INFORMATION SHOWN:
----------------------------------------
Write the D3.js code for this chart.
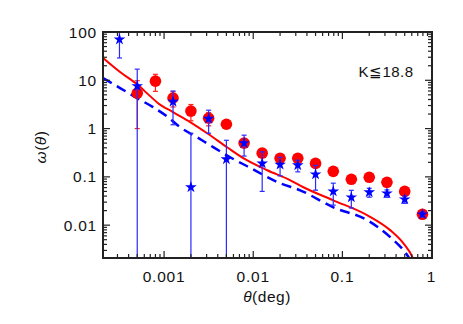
<!DOCTYPE html>
<html><head><meta charset="utf-8">
<script src="https://cdn.jsdelivr.net/npm/d3@7"></script>
<style>body{margin:0;background:#fff}svg{display:block}text{font-family:"Liberation Sans",Arial,sans-serif}</style>
</head><body><svg id="c" width="463" height="324"></svg>
<script>
// Red circles: theta (deg), w, error
const redTheta = [0.0005,0.0008,0.00126,0.002,0.00316,0.005,0.0079,0.0126,0.02,0.0316,0.05,0.079,0.126,0.2,0.316,0.5,0.79];
const redW     = [5.4,9.6,4.3,2.3,1.64,1.23,0.50,0.31,0.243,0.243,0.19,0.13,0.089,0.098,0.077,0.050,0.0168];
const redErr   = [4.4,3.7,1.5,0.85,0.5,0.2,0.08,0.05,0.04,0.03,0.02,0.015,0.01,0.01,0.008,0.005,0.002];
// Blue stars
const blueTheta = [0.000316,0.0005,0.00126,0.002,0.00316,0.005,0.0079,0.0126,0.02,0.0316,0.05,0.079,0.126,0.2,0.316,0.5,0.79];
const blueW     = [70,7.6,3.6,0.061,1.6,0.232,0.50,0.19,0.18,0.174,0.113,0.050,0.0377,0.048,0.0457,0.0343,0.0168];
const blueErr   = [41,9.4,2.4,0.74,0.8,0.34,0.23,0.14,0.075,0.047,0.06,0.024,0.015,0.01,0.008,0.006,0.002];
// Model curves
const redModelTheta = [0.000207,0.000321,0.000511,0.000697,0.000857,0.00126,0.00196,0.00304,0.0051,0.0081,0.01435,0.0261,0.0365,0.0793,0.191,0.346,0.484,0.612,0.66];
const redModelW     = [28.9,14.8,7.94,4.70,3.36,2.19,1.36,0.80,0.41,0.232,0.137,0.085,0.061,0.0327,0.0160,0.0078,0.0042,0.00215,0.0015];
const blueModelTheta = [0.000207,0.000321,0.000498,0.000752,0.00111,0.00151,0.00235,0.00329,0.00551,0.00856,0.0201,0.0336,0.0793,0.191,0.346,0.537,0.612];
const blueModelW     = [11.1,6.9,4.27,2.78,1.72,1.07,0.66,0.45,0.255,0.166,0.0737,0.0527,0.0234,0.0126,0.0056,0.00236,0.0016];
// Tick labels
const xTickVals = [0.001,0.01,0.1,1];
const xTickLabels = ["0.001","0.01","0.1","1"];
const yTickVals = [0.01,0.1,1,10,100];
const yTickLabels = ["0.01","0.1","1","10","100"];
const annotation = "K≦18.8";

const L=103,R=432,T=32,B=258;
const x = d3.scaleLog().domain([Math.pow(10,-3.685), Math.pow(10,0.005)]).range([L,R]);
const y = d3.scaleLog().domain([Math.pow(10,-2.68), 100]).range([B,T]);
const svg = d3.select("#c");
const axisCol="#222";

svg.append("defs").append("clipPath").attr("id","clip")
  .append("rect").attr("x",L).attr("y",T).attr("width",R-L).attr("height",B-T);
const plot = svg.append("g").attr("clip-path","url(#clip)");

const line = d3.line().x(d=>x(d[0])).y(d=>y(d[1])).curve(d3.curveMonotoneX);
plot.append("path").datum(redModelTheta.map((t,i)=>[t,redModelW[i]]))
  .attr("d",line).attr("fill","none").attr("stroke","#ff0000").attr("stroke-width",2);
plot.append("path").datum(blueModelTheta.map((t,i)=>[t,blueModelW[i]]))
  .attr("d",line).attr("fill","none").attr("stroke","#0000ff").attr("stroke-width",2.5)
  .attr("stroke-dasharray","10,6");

function errbars(g, th, w, e, col, sw){
  th.forEach((t,i)=>{
    const xc=x(t);
    const hi=w[i]+e[i], lo=w[i]-e[i];
    const yhi=y(hi), ylo= lo>0 ? y(lo) : B+10;
    g.append("line").attr("x1",xc).attr("x2",xc).attr("y1",yhi).attr("y2",ylo).attr("stroke",col).attr("stroke-width",sw);
    g.append("line").attr("x1",xc-2.5).attr("x2",xc+2.5).attr("y1",yhi).attr("y2",yhi).attr("stroke",col).attr("stroke-width",sw);
    if(lo>0) g.append("line").attr("x1",xc-2.5).attr("x2",xc+2.5).attr("y1",ylo).attr("y2",ylo).attr("stroke",col).attr("stroke-width",sw);
  });
}
errbars(plot, redTheta, redW, redErr, "#ff2020", 1.2);
plot.selectAll("circle.r").data(redTheta).enter().append("circle")
  .attr("cx",d=>x(d)).attr("cy",(d,i)=>y(redW[i])).attr("r",5.8).attr("fill","#ff0000");
errbars(plot, blueTheta, blueW, blueErr, "#2a2aff", 1.2);
const star = d3.symbol().type(d3.symbolStar).size(42);
plot.selectAll("path.s").data(blueTheta).enter().append("path")
  .attr("d",star).attr("transform",(d,i)=>`translate(${x(d)},${y(blueW[i])})`).attr("fill","#0000ff");

// Frame
svg.append("rect").attr("x",L).attr("y",T).attr("width",R-L).attr("height",B-T)
  .attr("fill","none").attr("stroke",axisCol).attr("stroke-width",2);

// Ticks
const tk = svg.append("g").attr("stroke",axisCol).attr("stroke-width",1.2);
const xd=x.domain(), yd=y.domain();
for(let e=-4;e<=0;e++){
  for(let m=1;m<=9;m++){
    const v=m*Math.pow(10,e);
    if(v<xd[0]||v>xd[1]*1.0001) continue;
    const len = m===1?7:4, px=x(v);
    tk.append("line").attr("x1",px).attr("x2",px).attr("y1",B).attr("y2",B-len);
    tk.append("line").attr("x1",px).attr("x2",px).attr("y1",T).attr("y2",T+len);
  }
}
for(let e=-3;e<=2;e++){
  for(let m=1;m<=9;m++){
    const v=m*Math.pow(10,e);
    if(v<yd[0]||v>yd[1]*1.0001) continue;
    const len = m===1?7:4, py=y(v);
    tk.append("line").attr("x1",L).attr("x2",L+len).attr("y1",py).attr("y2",py);
    tk.append("line").attr("x1",R).attr("x2",R-len).attr("y1",py).attr("y2",py);
  }
}

// Tick labels
const lab = svg.append("g").attr("fill","#111").attr("font-size","15.5px").attr("letter-spacing","0.8px");
xTickVals.forEach((v,i)=>{
  lab.append("text").attr("x",x(v)).attr("y",282).attr("text-anchor","middle").text(xTickLabels[i]);
});
yTickVals.forEach((v,i)=>{
  lab.append("text").attr("x",97).attr("y",y(v)+5.5).attr("text-anchor","end").text(yTickLabels[i]);
});

// Axis titles
const xt = svg.append("text").attr("x",267).attr("y",302).attr("text-anchor","middle")
  .attr("font-size","15.5px").attr("fill","#111").attr("letter-spacing","0.5px");
xt.append("tspan").attr("font-style","italic").text("θ");
xt.append("tspan").text("(deg)");
const yt = svg.append("text").attr("transform","translate(46,147) rotate(-90)").attr("text-anchor","middle")
  .attr("font-size","15.5px").attr("fill","#111").attr("letter-spacing","0.5px");
yt.append("tspan").attr("font-style","italic").text("ω");
yt.append("tspan").text("(");
yt.append("tspan").attr("font-style","italic").text("θ");
yt.append("tspan").text(")");

svg.append("text").attr("x",386).attr("y",77).attr("text-anchor","middle")
  .attr("font-size","15px").attr("fill","#111").attr("letter-spacing","0.5px").text(annotation);
</script></body></html>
----------------------------------------
TASK INSTRUCTIONS: Repeat the listing in full and exactly. Do not include any images.

COMPLETE OUTPUT:
Write the D3.js code for this chart.
<!DOCTYPE html>
<html><head><meta charset="utf-8">
<script src="https://cdn.jsdelivr.net/npm/d3@7"></script>
<style>body{margin:0;background:#fff}svg{display:block}text{font-family:"Liberation Sans",Arial,sans-serif}</style>
</head><body><svg id="c" width="463" height="324"></svg>
<script>
// Red circles: theta (deg), w, error
const redTheta = [0.0005,0.0008,0.00126,0.002,0.00316,0.005,0.0079,0.0126,0.02,0.0316,0.05,0.079,0.126,0.2,0.316,0.5,0.79];
const redW     = [5.4,9.6,4.3,2.3,1.64,1.23,0.50,0.31,0.243,0.243,0.19,0.13,0.089,0.098,0.077,0.050,0.0168];
const redErr   = [4.4,3.7,1.5,0.85,0.5,0.2,0.08,0.05,0.04,0.03,0.02,0.015,0.01,0.01,0.008,0.005,0.002];
// Blue stars
const blueTheta = [0.000316,0.0005,0.00126,0.002,0.00316,0.005,0.0079,0.0126,0.02,0.0316,0.05,0.079,0.126,0.2,0.316,0.5,0.79];
const blueW     = [70,7.6,3.6,0.061,1.6,0.232,0.50,0.19,0.18,0.174,0.113,0.050,0.0377,0.048,0.0457,0.0343,0.0168];
const blueErr   = [41,9.4,2.4,0.74,0.8,0.34,0.23,0.14,0.075,0.047,0.06,0.024,0.015,0.01,0.008,0.006,0.002];
// Model curves
const redModelTheta = [0.000207,0.000321,0.000511,0.000697,0.000857,0.00126,0.00196,0.00304,0.0051,0.0081,0.01435,0.0261,0.0365,0.0793,0.191,0.346,0.484,0.612,0.66];
const redModelW     = [28.9,14.8,7.94,4.70,3.36,2.19,1.36,0.80,0.41,0.232,0.137,0.085,0.061,0.0327,0.0160,0.0078,0.0042,0.00215,0.0015];
const blueModelTheta = [0.000207,0.000321,0.000498,0.000752,0.00111,0.00151,0.00235,0.00329,0.00551,0.00856,0.0201,0.0336,0.0793,0.191,0.346,0.537,0.612];
const blueModelW     = [11.1,6.9,4.27,2.78,1.72,1.07,0.66,0.45,0.255,0.166,0.0737,0.0527,0.0234,0.0126,0.0056,0.00236,0.0016];
// Tick labels
const xTickVals = [0.001,0.01,0.1,1];
const xTickLabels = ["0.001","0.01","0.1","1"];
const yTickVals = [0.01,0.1,1,10,100];
const yTickLabels = ["0.01","0.1","1","10","100"];
const annotation = "K≦18.8";

const L=103,R=432,T=32,B=258;
const x = d3.scaleLog().domain([Math.pow(10,-3.685), Math.pow(10,0.005)]).range([L,R]);
const y = d3.scaleLog().domain([Math.pow(10,-2.68), 100]).range([B,T]);
const svg = d3.select("#c");
const axisCol="#222";

svg.append("defs").append("clipPath").attr("id","clip")
  .append("rect").attr("x",L).attr("y",T).attr("width",R-L).attr("height",B-T);
const plot = svg.append("g").attr("clip-path","url(#clip)");

const line = d3.line().x(d=>x(d[0])).y(d=>y(d[1])).curve(d3.curveMonotoneX);
plot.append("path").datum(redModelTheta.map((t,i)=>[t,redModelW[i]]))
  .attr("d",line).attr("fill","none").attr("stroke","#ff0000").attr("stroke-width",2);
plot.append("path").datum(blueModelTheta.map((t,i)=>[t,blueModelW[i]]))
  .attr("d",line).attr("fill","none").attr("stroke","#0000ff").attr("stroke-width",2.5)
  .attr("stroke-dasharray","10,6");

function errbars(g, th, w, e, col, sw){
  th.forEach((t,i)=>{
    const xc=x(t);
    const hi=w[i]+e[i], lo=w[i]-e[i];
    const yhi=y(hi), ylo= lo>0 ? y(lo) : B+10;
    g.append("line").attr("x1",xc).attr("x2",xc).attr("y1",yhi).attr("y2",ylo).attr("stroke",col).attr("stroke-width",sw);
    g.append("line").attr("x1",xc-2.5).attr("x2",xc+2.5).attr("y1",yhi).attr("y2",yhi).attr("stroke",col).attr("stroke-width",sw);
    if(lo>0) g.append("line").attr("x1",xc-2.5).attr("x2",xc+2.5).attr("y1",ylo).attr("y2",ylo).attr("stroke",col).attr("stroke-width",sw);
  });
}
errbars(plot, redTheta, redW, redErr, "#ff2020", 1.2);
plot.selectAll("circle.r").data(redTheta).enter().append("circle")
  .attr("cx",d=>x(d)).attr("cy",(d,i)=>y(redW[i])).attr("r",5.8).attr("fill","#ff0000");
errbars(plot, blueTheta, blueW, blueErr, "#2a2aff", 1.2);
const star = d3.symbol().type(d3.symbolStar).size(42);
plot.selectAll("path.s").data(blueTheta).enter().append("path")
  .attr("d",star).attr("transform",(d,i)=>`translate(${x(d)},${y(blueW[i])})`).attr("fill","#0000ff");

// Frame
svg.append("rect").attr("x",L).attr("y",T).attr("width",R-L).attr("height",B-T)
  .attr("fill","none").attr("stroke",axisCol).attr("stroke-width",2);

// Ticks
const tk = svg.append("g").attr("stroke",axisCol).attr("stroke-width",1.2);
const xd=x.domain(), yd=y.domain();
for(let e=-4;e<=0;e++){
  for(let m=1;m<=9;m++){
    const v=m*Math.pow(10,e);
    if(v<xd[0]||v>xd[1]*1.0001) continue;
    const len = m===1?7:4, px=x(v);
    tk.append("line").attr("x1",px).attr("x2",px).attr("y1",B).attr("y2",B-len);
    tk.append("line").attr("x1",px).attr("x2",px).attr("y1",T).attr("y2",T+len);
  }
}
for(let e=-3;e<=2;e++){
  for(let m=1;m<=9;m++){
    const v=m*Math.pow(10,e);
    if(v<yd[0]||v>yd[1]*1.0001) continue;
    const len = m===1?7:4, py=y(v);
    tk.append("line").attr("x1",L).attr("x2",L+len).attr("y1",py).attr("y2",py);
    tk.append("line").attr("x1",R).attr("x2",R-len).attr("y1",py).attr("y2",py);
  }
}

// Tick labels
const lab = svg.append("g").attr("fill","#111").attr("font-size","15.5px").attr("letter-spacing","0.8px");
xTickVals.forEach((v,i)=>{
  lab.append("text").attr("x",x(v)).attr("y",282).attr("text-anchor","middle").text(xTickLabels[i]);
});
yTickVals.forEach((v,i)=>{
  lab.append("text").attr("x",97).attr("y",y(v)+5.5).attr("text-anchor","end").text(yTickLabels[i]);
});

// Axis titles
const xt = svg.append("text").attr("x",267).attr("y",302).attr("text-anchor","middle")
  .attr("font-size","15.5px").attr("fill","#111").attr("letter-spacing","0.5px");
xt.append("tspan").attr("font-style","italic").text("θ");
xt.append("tspan").text("(deg)");
const yt = svg.append("text").attr("transform","translate(46,147) rotate(-90)").attr("text-anchor","middle")
  .attr("font-size","15.5px").attr("fill","#111").attr("letter-spacing","0.5px");
yt.append("tspan").attr("font-style","italic").text("ω");
yt.append("tspan").text("(");
yt.append("tspan").attr("font-style","italic").text("θ");
yt.append("tspan").text(")");

svg.append("text").attr("x",386).attr("y",77).attr("text-anchor","middle")
  .attr("font-size","15px").attr("fill","#111").attr("letter-spacing","0.5px").text(annotation);
</script></body></html>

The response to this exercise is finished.